Meeting 2005

encounters


by Camille Eid

Four encounters: the Assistant Editor of Corriere della Sera, a scholar of Islam, a professor of Arab language and literature, and the President of the Association of Moroccan Women in Italy

Is there a moderate Islam? This question has become traditional in any meeting about the dialogue between the West and Islam. Those who had the chance to attend one of the four meetings dedicated to Islam were able to receive a positive answer in the most concrete of terms, in strong testimonies of people who risked their safety to affirm the possibility of reconciling their own Islamic faith with Western values. One of these is the Islam scholar Nasr Hamid Abu Zayd, condemned in 1995 for apostasy in Egypt, due to his works applying the procedures of classic hermeneutics to the Koran, and forced to seek refuge in Holland.
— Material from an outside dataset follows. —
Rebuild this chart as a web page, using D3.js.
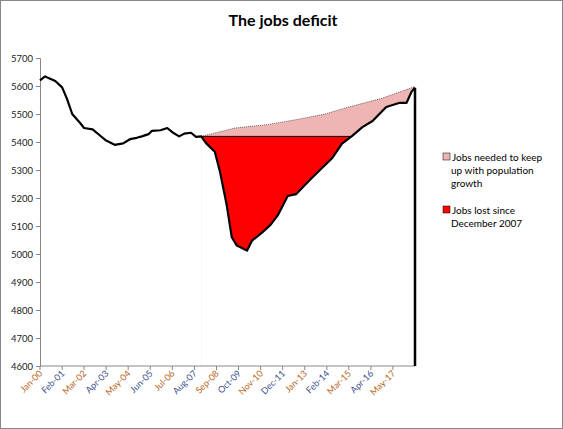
<!DOCTYPE html>
<html><head><meta charset="utf-8">
<script src="https://cdn.jsdelivr.net/npm/d3@7"></script>
<style>body{margin:0;background:#fff;font-family:Lato,"Open Sans",sans-serif;}</style>
</head><body><div id="chart"></div>
<script>
// actual jobs (thousands-ish), monthly keys
const actualDates = ["2000-01","2000-04","2000-10","2001-02","2001-05","2001-08","2002-01","2002-03","2002-08","2002-12","2003-04","2003-09","2004-02","2004-06","2004-10","2005-01","2005-05","2005-07","2005-12","2006-04","2006-07","2006-11","2007-02","2007-06","2007-09","2007-12","2008-03","2008-08","2008-11","2009-03","2009-06","2009-09","2010-03","2010-06","2010-12","2011-05","2011-09","2012-03","2012-08","2013-04","2013-11","2014-05","2014-11","2015-05","2015-11","2016-05","2017-01","2017-09","2018-01","2018-04","2018-06"];
const actualValues = [5620,5634,5618,5595,5553,5500,5465,5450,5445,5425,5405,5390,5395,5410,5415,5420,5428,5440,5442,5450,5435,5420,5430,5433,5418,5420,5395,5365,5295,5177,5060,5030,5012,5048,5077,5105,5137,5207,5214,5264,5306,5341,5394,5422,5453,5475,5525,5540,5540,5580,5594];
const neededDates = ["2007-12","2009-08","2011-03","2012-10","2014-01","2015-03","2016-10","2018-06"];
const neededValues = [5420,5450,5462,5482,5500,5525,5555,5598];
const baseline = 5420;
const tickLabels = ["Jan-00","Feb-01","Mar-02","Apr-03","May-04","Jun-05","Jul-06","Aug-07","Sep-08","Oct-09","Nov-10","Dec-11","Jan-13","Feb-14","Mar-15","Apr-16","May-17"];
const yTicks = d3.range(4600, 5701, 100);

const parse = d3.timeParse("%Y-%m");
const actual = actualDates.map((d, i) => ({date: parse(d), value: actualValues[i]}));
const needed = neededDates.map((d, i) => ({date: parse(d), value: neededValues[i]}));
const start = parse("2007-12");

const W = 563, H = 429;
const margin = {top: 58, right: 148, bottom: 63, left: 40};
const svg = d3.select("#chart").append("svg").attr("width", W).attr("height", H);
svg.append("rect").attr("x", 0.5).attr("y", 0.5).attr("width", W - 1).attr("height", H - 1)
    .attr("fill", "#fff").attr("stroke", "#888");

const x = d3.scaleTime().domain([actual[0].date, actual[actual.length - 1].date]).range([margin.left, W - margin.right]);
const y = d3.scaleLinear().domain([4600, 5700]).range([H - margin.bottom, margin.top]);

svg.append("text").attr("x", 283).attr("y", 26).attr("text-anchor", "middle")
    .attr("font-size", 16).attr("font-weight", "bold").text("The jobs deficit");

// pink: needed line down to bottom
svg.append("path").datum(needed)
    .attr("d", d3.area().x(d => x(d.date)).y0(y(4600)).y1(d => y(d.value)))
    .attr("fill", "#efb5b5");
svg.append("path").datum(needed)
    .attr("d", d3.line().x(d => x(d.date)).y(d => y(d.value)))
    .attr("fill", "none").attr("stroke", "#444").attr("stroke-width", 0.8).attr("stroke-dasharray", "1,1");
// white cover below max(actual, baseline)
const post = actual.filter(d => d.date >= start);
svg.append("path").datum(post)
    .attr("d", d3.area().x(d => x(d.date)).y0(y(4600) + 1).y1(d => y(Math.max(d.value, baseline))))
    .attr("fill", "#fff");
// red: jobs lost
svg.append("path").datum(post)
    .attr("d", d3.area().x(d => x(d.date)).y0(y(baseline)).y1(d => y(Math.min(d.value, baseline))))
    .attr("fill", "#ff0000");
const crossIdx = post.findIndex((d, i) => i > 2 && d.value >= baseline);
svg.append("line").attr("x1", x(start)).attr("x2", x(post[crossIdx].date))
    .attr("y1", y(baseline)).attr("y2", y(baseline)).attr("stroke", "#000").attr("stroke-width", 1);

// axes
const xAxis = svg.append("g").attr("transform", `translate(0,${y(4600)})`);
xAxis.append("line").attr("x1", margin.left).attr("x2", W - margin.right).attr("stroke", "#888");
tickLabels.forEach((t, i) => {
  const px = x(d3.timeMonth.offset(actual[0].date, i * 13));
  xAxis.append("line").attr("x1", px).attr("x2", px).attr("y1", 0).attr("y2", 4).attr("stroke", "#888");
  xAxis.append("text").attr("transform", `translate(${px + 3},${8}) rotate(-45)`)
      .attr("text-anchor", "end").attr("font-size", 9)
      .attr("fill", i % 2 ? "#3a4f8a" : "#b8651b").text(t);
});
const yAxis = svg.append("g").attr("transform", `translate(${margin.left},0)`)
    .call(d3.axisLeft(y).tickValues(yTicks).tickSize(4).tickFormat(d3.format("d")));
yAxis.select(".domain").attr("stroke", "#888");
yAxis.selectAll(".tick line").attr("stroke", "#888");
yAxis.selectAll("text").attr("font-size", 9.5).attr("fill", "#222").attr("font-family", "Lato,sans-serif");

// actual line and final drop
svg.append("path").datum(actual)
    .attr("d", d3.line().x(d => x(d.date)).y(d => y(d.value)))
    .attr("fill", "none").attr("stroke", "#000").attr("stroke-width", 2.2).attr("stroke-linejoin", "round");
const last = actual[actual.length - 1];
svg.append("line").attr("x1", x(last.date)).attr("x2", x(last.date))
    .attr("y1", y(last.value)).attr("y2", y(4600)).attr("stroke", "#000").attr("stroke-width", 2.5);

// legend
const legend = [
  {color: "#efb5b5", lines: ["Jobs needed to keep", "up with population", "growth"], y: 157},
  {color: "#ff0000", lines: ["Jobs lost since", "December 2007"], y: 210}
];
legend.forEach(l => {
  svg.append("rect").attr("x", 443).attr("y", l.y - 4).attr("width", 7).attr("height", 7)
      .attr("fill", l.color).attr("stroke", "#000").attr("stroke-width", 0.5);
  l.lines.forEach((s, i) => svg.append("text").attr("x", i ? 451 : 452).attr("y", l.y + 4 + i * 13)
      .attr("font-size", 10).text(s));
});
</script></body></html>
During the session on “Islam and daily life,” Abu Zayd explained to the people of the Meeting why there is so much opposition: “Recitation of the Koran beats time in the life of the community and the individual Muslim. Muslims fear a critical-literary study. Instinctively, they are afraid of losing this experience of the senses that happens only in the recitation and the rite, and that is based on the fact that every single word of the Koran comes as a direct discourse from God. They fear that the Koran will become like the Bible, that is, an inspired book that speaks of God, no longer the very discourse of God.” Welcomed with particular warmth, the Assistant Editor of Corriere della Sera, Magdi Allam, presented his latest autobiographical book, Overcoming Fear. “Because of the comprehensible conditioning due to Islamic terrorism, we have ended up creating the stereotype of the homus homo Islamicus. Thus, we find it difficult to imagine a human dimension beyond the ideologism that is the fruit of the exploitation of a certain interpretation of religion.”
Just as there is no model Muslim man, so is there no model Arab or Muslim woman. Valentina Colombo, Professor of Arab Language and Literature at the University of Tuscia in Viterbo, sought to bring forth in her anthology Woman’s Word, Woman’s Body some Arab women who speak, since “the word is the principal expression of being free.” “When I set out to gather material for this anthology,” Colombo explained, “I was afraid that I would find very little. Instead, I discovered with joy that there are a great many Arab women who take pen in hand to write about themselves and their own problems.” Also present at the meeting on “Women and Islam” was Souad Sbai, President of the Association of Moroccan Women in Italy, introduced as “the classic demonstration of the other face of Arab women, of women who know how to lead.” Sbai touched upon burning questions, such as that of the Islamic veil. “I’m against it. I admire the women who wear it for faith, but I consider it a political veil, exploited.” She also talked about women’s struggles in many Muslim countries for the conquest of their rights, “so much so that today when the levels of democratization are measured in the Muslim world, the first criterion is precisely the situation of women.”
On a broader level, the Meeting presented the experience of two Muslim countries that are tenaciously seeking freedom, Afghanistan and Iraq. “Some societies take Democracy for granted because they have only known this model,” said the Iraqi Foreign Minister Hoshyar Zebari. “But we in Iraq know only too well about the alternative to being free.” “Islam,” added Zebari, “is not synonymous with terrorism. The fundamentalists and the Muslim communities are responsible for the diffusion of this ideology of hate. This is why we need a dialogue with moderates to reach an embrace of universal ideals.” He was echoed by Abdullah Abdullah, Afghan Foreign Affairs Minister who presented himself “as a Muslim and as a citizen of the world.” His Islam is “a religion that encourages interaction with all the other faiths” and “abusing Islam through an incorrect interpretation that permits the destruction of historic monuments has nothing to do with this faith.”
The Muslims who battle against this type of Islam obviously tilt against very concrete windmills, but “we cannot give in to fear or pessimism,” as Benedict XVI said to the representatives of the Islamic communities in Germany, because what moves us is a passion for the encounter with people as they are, in the name of the love of freedom that makes us all brothers.